Online Minimization of Polarization and Disagreement via Low-Rank Matrix Bandits
Federico Cinus, Yuko Kuroki, Atsushi Miyauchi, Francesco Bonchi
TL;DR
The paper tackles online minimization of polarization and disagreement in Friedkin–Johnsen opinion dynamics when innate opinions are unknown, formulating it as regret minimization with scalar feedback after each intervention. It introduces a two-stage approach, OPD-Min-ESTR, that first estimates a low-dimensional opinion subspace via nuclear-norm regularization and then runs a linear bandit in a reduced space of dimension $k=2|V|-1$. The authors prove a regret bound of $\widetilde{O}(|V|\sqrt{T})$ under a Restricted Strong Convexity condition and validate the method experimentally against a full-dimensional baseline on synthetic and real networks, showing superior performance and efficiency.
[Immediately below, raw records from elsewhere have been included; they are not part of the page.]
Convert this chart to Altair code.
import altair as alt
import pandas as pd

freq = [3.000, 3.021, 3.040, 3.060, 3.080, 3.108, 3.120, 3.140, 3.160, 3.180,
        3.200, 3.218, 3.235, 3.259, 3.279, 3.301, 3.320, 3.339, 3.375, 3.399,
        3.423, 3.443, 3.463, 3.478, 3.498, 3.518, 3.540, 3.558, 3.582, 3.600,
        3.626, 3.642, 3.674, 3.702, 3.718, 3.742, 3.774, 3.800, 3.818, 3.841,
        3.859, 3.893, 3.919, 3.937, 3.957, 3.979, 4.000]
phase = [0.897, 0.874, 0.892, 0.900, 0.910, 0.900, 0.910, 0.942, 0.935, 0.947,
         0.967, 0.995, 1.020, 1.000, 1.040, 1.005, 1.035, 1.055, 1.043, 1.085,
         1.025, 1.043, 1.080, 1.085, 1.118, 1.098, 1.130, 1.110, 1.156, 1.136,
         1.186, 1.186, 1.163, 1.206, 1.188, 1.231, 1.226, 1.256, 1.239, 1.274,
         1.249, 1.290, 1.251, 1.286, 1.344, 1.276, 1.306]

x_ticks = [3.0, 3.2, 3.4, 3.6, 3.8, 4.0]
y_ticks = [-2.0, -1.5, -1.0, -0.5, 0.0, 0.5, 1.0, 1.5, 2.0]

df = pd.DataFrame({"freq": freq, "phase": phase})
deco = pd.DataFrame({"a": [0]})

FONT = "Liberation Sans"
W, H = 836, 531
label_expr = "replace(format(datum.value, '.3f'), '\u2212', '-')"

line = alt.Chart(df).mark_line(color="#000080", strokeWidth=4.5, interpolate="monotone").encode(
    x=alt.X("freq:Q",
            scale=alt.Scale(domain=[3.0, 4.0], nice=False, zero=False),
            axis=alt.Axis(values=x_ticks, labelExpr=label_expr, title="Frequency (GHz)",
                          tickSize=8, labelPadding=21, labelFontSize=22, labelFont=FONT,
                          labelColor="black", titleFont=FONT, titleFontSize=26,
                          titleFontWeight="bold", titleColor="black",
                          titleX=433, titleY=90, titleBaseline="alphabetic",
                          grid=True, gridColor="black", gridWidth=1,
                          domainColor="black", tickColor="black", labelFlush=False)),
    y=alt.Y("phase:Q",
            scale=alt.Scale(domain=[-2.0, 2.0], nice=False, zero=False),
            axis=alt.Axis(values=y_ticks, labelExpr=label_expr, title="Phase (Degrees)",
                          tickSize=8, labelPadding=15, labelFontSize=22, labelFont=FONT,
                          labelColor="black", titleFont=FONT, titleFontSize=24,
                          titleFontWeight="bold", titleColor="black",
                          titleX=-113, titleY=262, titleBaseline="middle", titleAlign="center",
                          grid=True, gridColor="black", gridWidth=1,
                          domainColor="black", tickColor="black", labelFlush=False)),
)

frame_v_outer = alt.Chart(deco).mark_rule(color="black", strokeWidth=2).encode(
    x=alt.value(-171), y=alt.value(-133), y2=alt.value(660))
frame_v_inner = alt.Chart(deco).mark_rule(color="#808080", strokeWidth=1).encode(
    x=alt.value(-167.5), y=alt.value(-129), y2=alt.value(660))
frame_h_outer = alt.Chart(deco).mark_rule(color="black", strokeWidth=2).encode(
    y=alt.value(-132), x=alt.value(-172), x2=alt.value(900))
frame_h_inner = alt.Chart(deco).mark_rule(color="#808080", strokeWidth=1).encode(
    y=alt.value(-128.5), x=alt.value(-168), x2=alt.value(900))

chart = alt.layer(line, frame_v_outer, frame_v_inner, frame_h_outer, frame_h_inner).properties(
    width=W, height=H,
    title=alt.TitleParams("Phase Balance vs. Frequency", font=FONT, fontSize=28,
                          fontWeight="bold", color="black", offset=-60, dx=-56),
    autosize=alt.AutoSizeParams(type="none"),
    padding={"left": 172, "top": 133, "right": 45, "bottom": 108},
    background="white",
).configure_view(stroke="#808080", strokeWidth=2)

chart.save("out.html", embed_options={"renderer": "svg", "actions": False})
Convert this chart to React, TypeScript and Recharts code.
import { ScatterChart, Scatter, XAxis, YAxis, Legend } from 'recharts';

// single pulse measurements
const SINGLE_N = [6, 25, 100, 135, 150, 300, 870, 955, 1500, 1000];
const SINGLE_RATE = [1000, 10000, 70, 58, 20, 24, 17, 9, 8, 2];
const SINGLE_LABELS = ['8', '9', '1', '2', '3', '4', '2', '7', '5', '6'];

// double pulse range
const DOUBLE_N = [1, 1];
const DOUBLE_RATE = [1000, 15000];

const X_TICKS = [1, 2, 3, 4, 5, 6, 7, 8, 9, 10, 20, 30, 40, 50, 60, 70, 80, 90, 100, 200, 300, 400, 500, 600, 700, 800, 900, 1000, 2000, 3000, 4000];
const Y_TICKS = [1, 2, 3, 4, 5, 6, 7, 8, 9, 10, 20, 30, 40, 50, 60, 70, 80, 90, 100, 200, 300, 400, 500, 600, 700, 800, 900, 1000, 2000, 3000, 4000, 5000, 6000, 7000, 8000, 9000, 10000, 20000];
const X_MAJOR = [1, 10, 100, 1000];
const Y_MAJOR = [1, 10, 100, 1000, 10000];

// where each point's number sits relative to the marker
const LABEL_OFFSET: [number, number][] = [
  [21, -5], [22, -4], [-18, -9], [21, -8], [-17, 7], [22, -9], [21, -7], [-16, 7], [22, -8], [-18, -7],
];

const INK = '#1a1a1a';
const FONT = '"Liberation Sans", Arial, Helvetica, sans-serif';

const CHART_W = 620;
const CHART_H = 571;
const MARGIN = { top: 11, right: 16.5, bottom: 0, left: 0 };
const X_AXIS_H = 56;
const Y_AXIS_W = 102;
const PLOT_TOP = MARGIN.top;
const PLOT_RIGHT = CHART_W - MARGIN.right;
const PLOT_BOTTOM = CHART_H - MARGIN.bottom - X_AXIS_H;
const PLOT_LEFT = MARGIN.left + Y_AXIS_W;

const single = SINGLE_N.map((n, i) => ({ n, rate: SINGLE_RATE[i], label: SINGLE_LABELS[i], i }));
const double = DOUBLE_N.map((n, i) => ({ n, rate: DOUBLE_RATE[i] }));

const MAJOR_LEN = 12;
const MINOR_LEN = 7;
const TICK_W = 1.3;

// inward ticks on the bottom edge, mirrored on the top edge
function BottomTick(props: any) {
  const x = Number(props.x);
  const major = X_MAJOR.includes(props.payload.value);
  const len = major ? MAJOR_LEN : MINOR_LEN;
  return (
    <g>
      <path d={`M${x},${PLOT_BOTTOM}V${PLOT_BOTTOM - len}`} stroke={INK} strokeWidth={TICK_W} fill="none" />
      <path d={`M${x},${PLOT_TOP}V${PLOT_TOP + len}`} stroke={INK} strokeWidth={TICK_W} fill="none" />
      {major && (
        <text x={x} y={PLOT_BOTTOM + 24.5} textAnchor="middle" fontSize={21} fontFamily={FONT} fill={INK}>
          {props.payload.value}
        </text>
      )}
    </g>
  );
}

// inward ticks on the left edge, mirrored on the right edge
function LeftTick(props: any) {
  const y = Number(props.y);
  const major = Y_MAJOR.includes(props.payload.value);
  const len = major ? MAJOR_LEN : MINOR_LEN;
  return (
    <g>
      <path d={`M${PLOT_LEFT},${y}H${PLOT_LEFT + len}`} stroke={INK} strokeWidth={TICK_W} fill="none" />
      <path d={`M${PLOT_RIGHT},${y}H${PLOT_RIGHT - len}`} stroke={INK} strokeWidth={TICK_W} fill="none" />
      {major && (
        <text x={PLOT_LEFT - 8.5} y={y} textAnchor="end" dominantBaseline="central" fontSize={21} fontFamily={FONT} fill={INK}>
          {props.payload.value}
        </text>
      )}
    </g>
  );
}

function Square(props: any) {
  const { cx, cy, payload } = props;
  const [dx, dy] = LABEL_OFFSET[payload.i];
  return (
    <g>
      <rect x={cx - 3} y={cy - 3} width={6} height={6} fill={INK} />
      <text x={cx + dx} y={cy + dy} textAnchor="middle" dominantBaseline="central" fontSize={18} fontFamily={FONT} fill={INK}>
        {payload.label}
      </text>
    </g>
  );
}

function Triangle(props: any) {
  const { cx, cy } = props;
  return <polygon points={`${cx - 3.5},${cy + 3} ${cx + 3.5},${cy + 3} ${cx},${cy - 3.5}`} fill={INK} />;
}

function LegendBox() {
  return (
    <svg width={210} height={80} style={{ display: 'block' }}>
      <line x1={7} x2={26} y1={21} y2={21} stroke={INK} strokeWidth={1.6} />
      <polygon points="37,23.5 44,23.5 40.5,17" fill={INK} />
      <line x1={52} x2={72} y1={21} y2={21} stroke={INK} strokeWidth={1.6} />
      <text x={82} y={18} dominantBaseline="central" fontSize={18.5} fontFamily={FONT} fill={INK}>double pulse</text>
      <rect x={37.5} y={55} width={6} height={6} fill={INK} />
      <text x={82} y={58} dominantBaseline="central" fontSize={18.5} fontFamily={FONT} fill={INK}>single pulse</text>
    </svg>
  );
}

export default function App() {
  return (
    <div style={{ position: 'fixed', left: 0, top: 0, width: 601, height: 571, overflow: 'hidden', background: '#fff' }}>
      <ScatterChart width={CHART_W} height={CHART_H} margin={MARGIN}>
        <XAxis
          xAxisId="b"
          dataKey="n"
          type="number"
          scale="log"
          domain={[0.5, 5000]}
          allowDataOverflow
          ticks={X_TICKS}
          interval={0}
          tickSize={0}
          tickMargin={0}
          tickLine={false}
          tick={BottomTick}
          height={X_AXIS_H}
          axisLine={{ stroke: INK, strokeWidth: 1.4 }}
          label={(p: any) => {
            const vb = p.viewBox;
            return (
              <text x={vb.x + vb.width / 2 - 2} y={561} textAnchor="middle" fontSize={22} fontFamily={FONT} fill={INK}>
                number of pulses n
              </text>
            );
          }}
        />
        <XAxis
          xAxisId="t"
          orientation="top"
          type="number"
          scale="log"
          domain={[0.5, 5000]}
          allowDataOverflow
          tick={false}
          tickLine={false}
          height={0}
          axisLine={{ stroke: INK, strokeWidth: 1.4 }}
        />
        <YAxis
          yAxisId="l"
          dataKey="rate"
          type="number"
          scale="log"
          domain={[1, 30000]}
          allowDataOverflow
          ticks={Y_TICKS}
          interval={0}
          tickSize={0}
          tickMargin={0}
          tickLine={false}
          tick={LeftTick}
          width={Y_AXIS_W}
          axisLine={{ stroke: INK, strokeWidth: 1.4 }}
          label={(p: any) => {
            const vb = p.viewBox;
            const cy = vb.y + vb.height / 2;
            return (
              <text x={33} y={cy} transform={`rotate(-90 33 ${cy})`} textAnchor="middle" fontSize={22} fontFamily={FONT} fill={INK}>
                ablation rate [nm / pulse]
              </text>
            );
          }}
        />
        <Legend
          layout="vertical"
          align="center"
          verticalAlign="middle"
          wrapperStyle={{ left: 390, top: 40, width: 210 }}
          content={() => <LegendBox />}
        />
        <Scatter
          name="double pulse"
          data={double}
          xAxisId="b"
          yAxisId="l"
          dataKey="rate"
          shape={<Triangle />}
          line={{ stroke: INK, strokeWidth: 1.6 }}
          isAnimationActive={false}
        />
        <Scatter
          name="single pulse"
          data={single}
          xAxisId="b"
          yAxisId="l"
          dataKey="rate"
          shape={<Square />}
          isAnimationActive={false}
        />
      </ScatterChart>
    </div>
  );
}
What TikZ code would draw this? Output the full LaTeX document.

This work connects online social interventions to low-rank matrix bandits and provides a scalable framework for analyzing and mitigating polarization in large networks, with potential impact for platform interventions and policy design.
Abstract
We study the problem of minimizing polarization and disagreement in the Friedkin-Johnsen opinion dynamics model under incomplete information. Unlike prior work that assumes a static setting with full knowledge of users' innate opinions, we address the more realistic online setting where innate opinions are unknown and must be learned through sequential observations. This novel setting, which naturally mirrors periodic interventions on social media platforms, is formulated as a regret minimization problem, establishing a key connection between algorithmic interventions on social media platforms and theory of multi-armed bandits. In our formulation, a learner observes only a scalar feedback of the overall polarization and disagreement after an intervention. For this novel bandit problem, we propose a two-stage algorithm based on low-rank matrix bandits. The algorithm first performs subspace estimation to identify an underlying low-dimensional structure, and then employs a linear bandit algorithm within the compact dimensional representation derived from the estimated subspace. We prove that our algorithm achieves an $ \widetilde{O}(\sqrt{T}) $ cumulative regret over any time horizon $T$. Empirical results validate that our algorithm significantly outperforms a linear bandit baseline in terms of both cumulative regret and running time.